Yes, my dear, I was told that sometimes I have the foulest mouth this side of Neptune ... but I'm still working
at it. I wonder if there's a link between mental problems and the use of vulgarities? Is this worth a study?

I remain,
a kinder, gentler and wiser
kazoo

 

Re: Vesper's Liveliness

Posted by dove on September 18, 2000, at 9:43:39

In reply to Re: My ativan overdose kazoo, st. j., posted by kazoo on September 18, 2000, at 1:25:18

I would add that releasing anger either in verbal or written exchanges can be a good sign, especially for those who often shut-down or withdraw when faced with problematic emotions. Vesper's reaction, even being uncivil, does show that there is some fight left, and that's a good thing! My husband can always tell when I'm truly degenerating by my loss of fight, and my dull lifeless silence.

dove

 

Re: I Hope This Isn't Just A Big Waste Of Time » Vesper

Posted by Racer on September 18, 2000, at 20:49:57

In reply to Re: I Hope This Isn't Just A Big Waste Of Time, posted by Vesper on September 12, 2000, at 20:34:19

> Whew, what a long read!

Vesper, someone obviously has attention to offer you, since MarkH spent so much time typing, after investing a good deal of time thinking this through. Helps, doesn't it?

I've got a couple of questions, too:

1. You sound young to me. Are you? If so, do you have support around you, family, trustworthy friends?

2. How long have you been in this state? Has anything at all helped?

3. Still acting on the guess that I'm bigger than you are ;-), what activities do you engage in for recreation? I know that I certainly did some things that made me feel better -- at the time -- when I was younger.

4. Do you trust your doctor? If not, can you make other arrangements? (BTW, go back a year or so to see how much I really *do* know about this subject!)

5. Do you live alone? Is there someone nearby you can turn to for companionship?

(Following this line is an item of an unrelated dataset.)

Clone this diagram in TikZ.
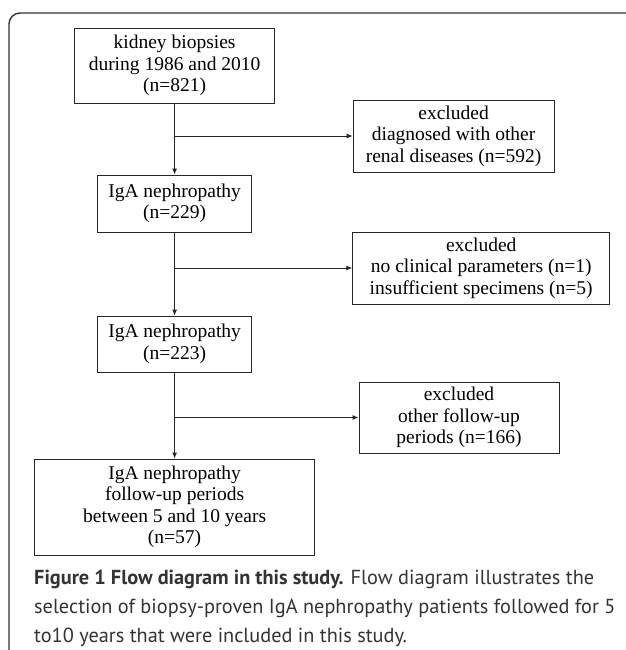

6. You don't have to be perfect. I think that what people here react both to what's expressed here, and to their own reactions as well. Yeah, if you were making this up, you'd be a jerk. On the other hand, most of us have experienced that place where you may want things to be better, but certainly aren't currently able to do anything towards that.

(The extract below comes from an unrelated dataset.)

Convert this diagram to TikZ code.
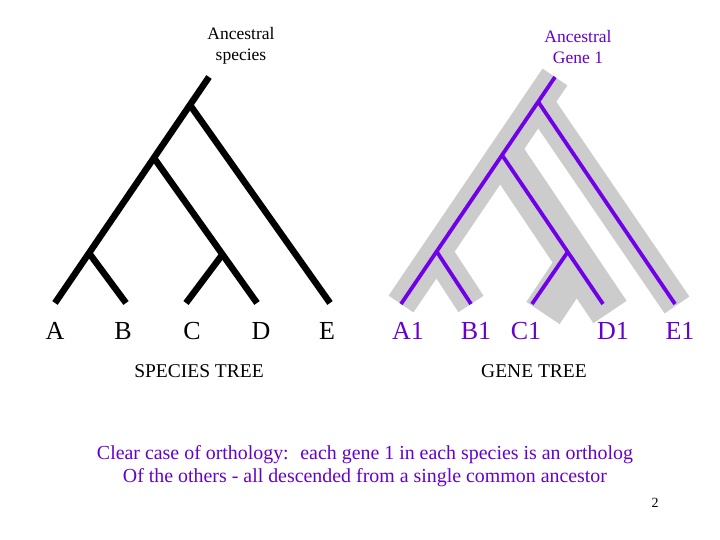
\documentclass[tikz,border=0pt]{standalone}
\usepackage{fontspec}
\setmainfont{Liberation Serif}
\usetikzlibrary{positioning}

\definecolor{genepurple}{RGB}{112,0,230}
\definecolor{textpurple}{RGB}{102,0,204}
\definecolor{shadowgray}{RGB}{204,204,204}

\begin{document}
\begin{tikzpicture}[x=1pt,y=-1pt,
    species/.style={black, line width=6.5pt},
    gene/.style={genepurple, line width=3.8pt},
    shadow/.style={shadowgray, line width=30pt},
    leaf/.style={inner sep=0pt, font=\fontsize{26}{28}\selectfont},
    heading/.style={inner sep=0pt, align=center, font=\fontsize{17.5}{21}\selectfont},
    caption/.style={inner sep=0pt, font=\fontsize{19.5}{22}\selectfont}]
      \useasboundingbox (0,0) rectangle (720,540);

      % Define species tree coordinates
      \coordinate (sR) at (209,77);
      \coordinate (s1) at (190,105);
      \coordinate (s2) at (154,158);
      \coordinate (sAB) at (89,253);
      \coordinate (sCD) at (222,255);
      \coordinate (sA) at (55,303);
      \coordinate (sB) at (126,303);
      \coordinate (sC) at (186,303);
      \coordinate (sD) at (257,303);
      \coordinate (sE) at (330,303);

      % Draw the species tree
      \draw[species] (sR) -- (sA);
      \draw[species] (s1) -- (sE);
      \draw[species] (s2) -- (sD);
      \draw[species] (sAB) -- (sB);
      \draw[species] (sCD) -- (sC);

      % Define gene tree coordinates
      \coordinate (gR) at (555,77);
      \coordinate (g1) at (539,103);
      \coordinate (g2) at (502,155);
      \coordinate (gAB) at (437,252);
      \coordinate (gCD) at (567,253);
      \coordinate (gA) at (401,304);
      \coordinate (gB) at (471,304);
      \coordinate (gC) at (532,304);
      \coordinate (gD) at (603,304);
      \coordinate (gE) at (675,304);

      % Grey species outline behind the gene tree
      \coordinate (hE) at (677,305);
      \coordinate (hCtop) at (583,253);
      \coordinate (hC) at (543,313);
      \coordinate (hDtop) at (501,150);
      \coordinate (hD) at (610,312);
      \draw[shadow] (gR) -- (gA);
      \draw[shadow] (g1) -- (hE);
      \draw[shadow] (gAB) -- (gB);
      \draw[shadow, line width=40pt] (hDtop) -- (hD);
      \draw[shadow, line width=40pt] (hCtop) -- (hC);

      % Draw the gene tree
      \draw[gene] (gR) -- (gA);
      \draw[gene] (g1) -- (gE);
      \draw[gene] (g2) -- (gD);
      \draw[gene] (gAB) -- (gB);
      \draw[gene] (gCD) -- (gC);

      % Label the leaves
      \node[leaf] (lA) at (55,331) {A};
      \node[leaf] (lB) at (123,331) {B};
      \node[leaf] (lC) at (192,331) {C};
      \node[leaf] (lD) at (261,331) {D};
      \node[leaf] (lE) at (327,331) {E};
      \node[leaf, textpurple] (lA1) at (408,331) {A1};
      \node[leaf, textpurple] (lB1) at (476,331) {B1};
      \node[leaf, textpurple] (lC1) at (526,331) {C1};
      \node[leaf, textpurple] (lD1) at (613,331) {D1};
      \node[leaf, textpurple] (lE1) at (680,331) {E1};

      % Headings and captions
      \node[heading] (sHead) at (241,46) {Ancestral\\species};
      \node[heading, textpurple] (gHead) at (578,47) {Ancestral\\Gene 1};
      \node[caption] (sCap) at (199,371) {SPECIES TREE};
      \node[caption] (gCap) at (534,371) {GENE TREE};
      \node[inner sep=0pt, align=center, textpurple, font=\fontsize{19.9}{23.5}\selectfont] (note) at (365,466)
        {Clear case of orthology:~ each gene 1 in each species is an ortholog\\Of the others - all descended from a single common ancestor};
      \node[inner sep=0pt, font=\fontsize{14}{16}\selectfont] (page) at (655,503) {2};
    \end{tikzpicture}
\end{document}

Try, dear. It's tough, no doubt about it. Even when the drugs work, as they are for me now, life's not always pleasant. The trade off, of course, is that the sun really does still shine, and there really is joy in the world. Of course, you have to be alive to experience it...

 

Re: My ativan overdose DR.BOB PLS READ THREAD

Posted by tim carr on August 10, 2002, at 11:27:11

In reply to Re: My ativan overdose DR.BOB PLS READ THREAD, posted by alicefranklin on September 12, 2000, at 14:14:11

ativan is not the best to committ suicide. I to 45mgs and my speech was slurred, i was running into walls ansd this lasted for a couple of days. suicide is justified in certainn circumstances but there are much more effective wayss, like xxx. seems to me that vesper is just trying to draws attention to himmself.take it fromm mew theree are much easier wayss to leavew this world than ativan

 

Re: please be civil » tim carr

Posted by Dr. Bob on August 10, 2002, at 17:28:23

In reply to Re: My ativan overdose DR.BOB PLS READ THREAD, posted by tim carr on August 10, 2002, at 11:27:11

> there are much more effective wayss, like xxx. seems to me that vesper is just trying to draws attention to himmself.

I don't consider it supportive to discuss ways to kill yourself or civil to jump to conclusions about others.

Bob

PS: Follow-ups regarding posting policies, and complaints about posts, should be redirected to Psycho-Babble Administration; otherwise, they may be deleted, thanks.